By Michael Jjingo
When mobile banking arrived in 2005, courtesy of MTN, no one imagined it would spread like wildfire, and lead to other innovations and enhancements to the usage of the mobile handset.
Today, with 11,000,000 mobile subscribers, and 4,500,000 bank accounts, commercial banks and other financial institutions have a great opportunity to deepen access to services to disadvantaged and low-income groups using the phone.
The importance of financial deepening has soared in the recent years with the emergence of several financial access options as a key thrust of public demand. There is a rising opportunity that players in the financial market have not focused on that much, in driving acquisition, origination and servicing costs. Most of the on-boarding initiatives and incentives are directed towards the conservative banking strategies.

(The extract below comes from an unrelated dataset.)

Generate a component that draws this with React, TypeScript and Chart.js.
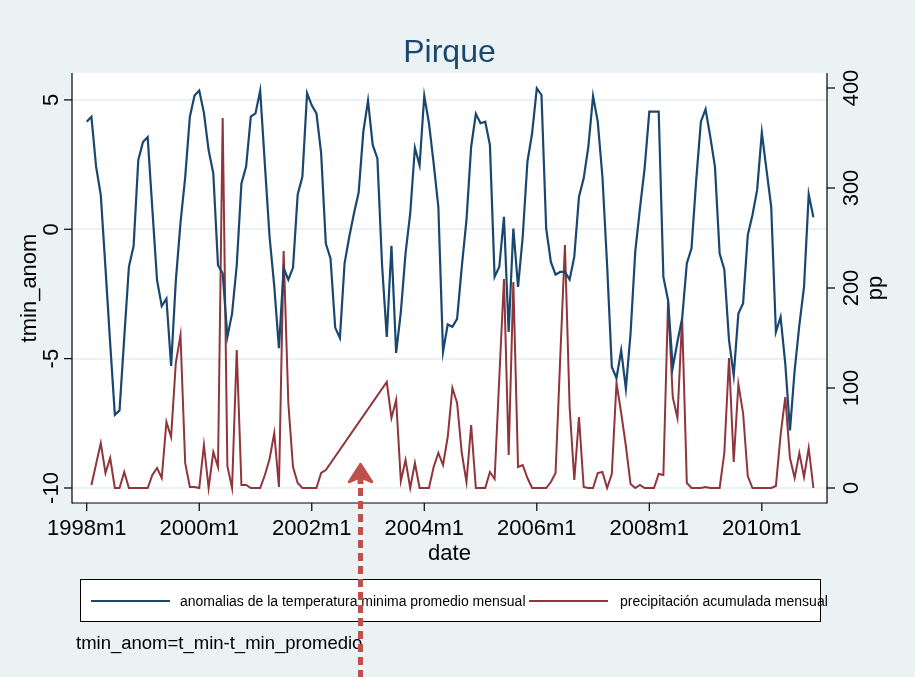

Contrary to the mobile phone menu that was availed to customers at the inception of mobile phone services in Uganda in 1998, the same handset has evolved from simply receiving calls and text messages to include mobile updates, internet access, mobile banking, research, advanced camera, voice and picture recordings; point of sale, agency banking, insurance access, utility bill payments, etc.
The value of the same handset, by way of benefits derived, has grown in many areas, and continues to register a higher likelihood for innovations and developments in line with enhancing user convenience and satisfaction.
The widespread usage of the mobile phone in Uganda offers a platform for transactions that can facilitate inclusion of people who would otherwise be outside the purview of the financial system.
More recently, the population that lives outside the environs of financial services has formed numerous group-led financial involvement options, taking the form of Savings And Credit Cooperatives (Saccos), Village Savings and Loan Associations (VSLAs), Rotating Savings and Credit Associations (ROSCAs), savings clubs, and investment clubs, among others. This has resulted in the yearning for financial services by the disadvantaged and low-income groups.
Several NGOs have come in handy to avail some much-craved services like financial literacy, group setup, mentoring, Sacco IT systems and capital development. All this has facilitated the exponential growth in financial deepening.
Most importantly, the government has been at the forefront of promoting financial deepening as seen in the setting up of requisite departments and resources in bodies like Bank of Uganda, ministry of Finance (Financial Inclusion Department), Microfinance Support Centre, ministry of Trade, Industry and Cooperatives, Uganda Cooperative Savings and Credit Union (UCSCU), Uganda Cooperative Alliance, and Association of Microfinance Institutions in Uganda (AMFIU). President Museveni has also sponsored several Saccos; he has on several occasions spoken about financial discipline, developing a savings culture and access to financial services.
With Interswitch's drive to interconnect bank ATMs, with connectivity to mobile money, and the facilitation of easy banking for the common man, innovative banks have conceptualized, developed and implemented several initiatives to achieve financial inclusion. Interswitch, with over 200 ATMs, facilitates routing of financial transactions, inclusive of mobile money transactions (cardless), between bank switches, thereby enabling Ugandans to utilize any of the ATMs of the connected banks.
Recent research indicates that mobile money users prefer to keep their funds with regulated financial institutions. Some users cited insufficient agent floats and loss of money especially in the event of death, when the survivors of the deceased cannot easily access a deceased user's mobile money account.
Linking financial institutions with mobile money users will go a long way in satisfying the citizenry's desire to access financial services through regulated financial institutions.
That aside, mobile money services still remain favourite and deep-rooted compared to services offered by financial institutions. Mobile banking not only assures the customers of "anywhere anytime banking" but also offers secure, convenient and seamless banking, with a full range of financial services. No doubt, the usage of telecom mobile agents as bank correspondents is very cost-effective and enlarges the banks' outreach.
Mobile financial services already available include balance enquiry, account-to-account transfers, airtime purchase, balance enquiry, account statement, utility bill payments and subscriptions, and SMS banking. Others include Mobile accounts (loans and savings), transfers between mobile money accounts and bank accounts, customer instructions to the bank, money transfers, withdrawals, and payments while abroad, etc.
Mobile banking is certainly a turning point and a key vehicle for financial deepening and convenience. The spinoffs from this development will cascade down to all the current and prospective bank customers, and the earlier you embrace it, the better.
The author is a Kampala-based banker and entrepreneuer.